Nearly 25 years after opening its first store in Dallas, Texas on the 26th of October 1985, Blockbuster Inc. yesterday filed for Chapter 11 bankruptcy in a New York court, having experienced a severe drop in revenue in recent times due to increased competition from online DVD rental services such as Netflix and self-service DVD vending kiosks like Redbox.
The largest movie rental company in the world, Blockbuster dominated the DVD-renting physical store landscape in the USA, but over the years failed to adjust its business model quickly enough to embrace mail order and online distribution methods which became increasingly popular among the DVD rental crowd.
By the time Blockbuster launched its own DVD rental subscription service in 2004, pioneering rival Netflix already had a 5-year head start.
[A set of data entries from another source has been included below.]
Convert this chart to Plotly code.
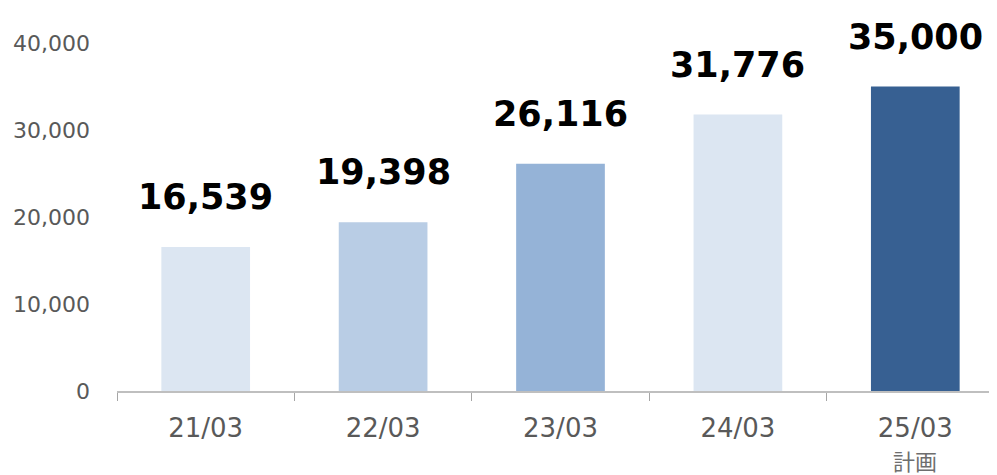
import plotly.graph_objects as go

categories = ["21/03", "22/03", "23/03", "24/03", "25/03"]
plan_label = "計画"
values = [16539, 19398, 26116, 31776, 35000]
colors = ["#DCE6F2", "#B9CDE5", "#95B3D7", "#DCE6F2", "#376092"]
y_ticks = [0, 10000, 20000, 30000, 40000]

fig = go.Figure()
fig.add_trace(go.Bar(
    x=categories, y=values, marker_color=colors, width=0.5,
    marker_line_width=0, hoverinfo="skip",
))
for c, v in zip(categories, values):
    fig.add_annotation(
        x=c, y=v, text=f"<b>{v:,}</b>", showarrow=False,
        yanchor="middle", yshift=50,
        font=dict(family="DejaVu Sans", size=35, color="#000000"),
    )
fig.add_annotation(
    x=categories[-1], y=0, yref="paper", text=plan_label, showarrow=False,
    yanchor="middle", yshift=-69, borderpad=0,
    font=dict(family="Noto Sans CJK JP", size=22, color="#6E6E6E"),
)

fig.update_layout(
    width=997, height=475,
    margin=dict(l=109, r=1, t=35, b=92, autoexpand=False),
    paper_bgcolor="white", plot_bgcolor="white",
    showlegend=False, bargap=0.5,
    font=dict(family="DejaVu Sans", color="#595959"),
)
fig.update_xaxes(
    range=[-0.5, 4.5], tickmode="array", tickvals=categories, ticktext=categories,
    showline=True, linecolor="#BFBFBF", linewidth=1.5,
    ticks="outside", tickson="boundaries", ticklen=8, tickcolor="#A6A6A6",
    tickfont=dict(size=26, color="#595959"), showgrid=False,
    ticklabelstandoff=13, automargin=False,
)
fig.update_yaxes(
    range=[0, 40000], tickvals=y_ticks, tickformat=",",
    showgrid=False, zeroline=False, showline=False,
    tickfont=dict(size=22, color="#595959"), ticklabelstandoff=26,
    automargin=False,
)
fig.write_html("out.html")
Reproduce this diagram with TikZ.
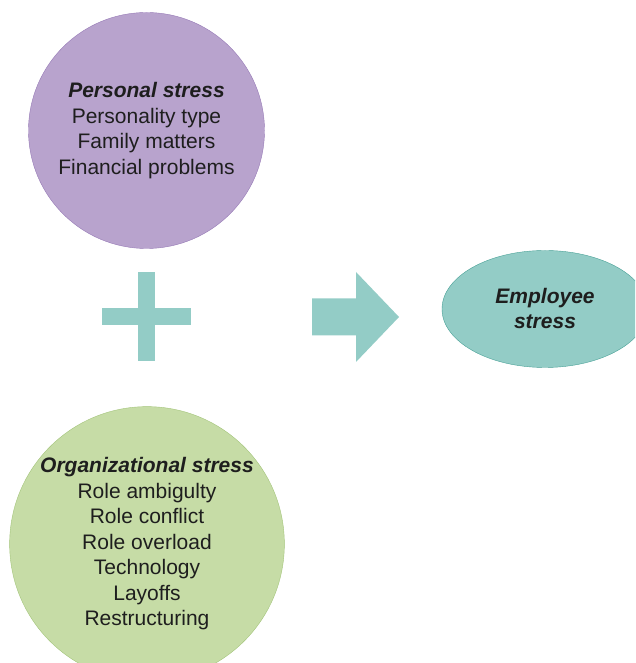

Blockbuster was also 5 years late to the self-service DVD vending scene, installing its first Blockbuster Express Kiosk only in 2009 when market leader Redbox had been operating since 2004.
And with the growing prevalence of faster broadband speed and internet-connected TVs, more and more consumers will be tempted to try out digital movie download and streaming, which will sure bring into further question the relevance of physical storefronts.
Declaring debts of $1.46 billion compared to assets of $1.02 billion in the Chapter 11 petition filed in New York United States Bankruptcy Court, Blockbuster announced that it has secured a $125 million loan to cover its existing day-to-day operation during the debt restructuring process. Blockbuster’s Chief Executive Officer (CEO) Jim Keyes remained optimistic about the future of the company, claiming that it still commands a well-known brand name, and offers more distribution channels (physical stores, vending kiosks, mail delivery and online) than competitors.
Blockbuster stores in the United Kingdom will continue to operate as normal, and remain unaffected by this bankruptcy filing, as they are separate entities from the US business.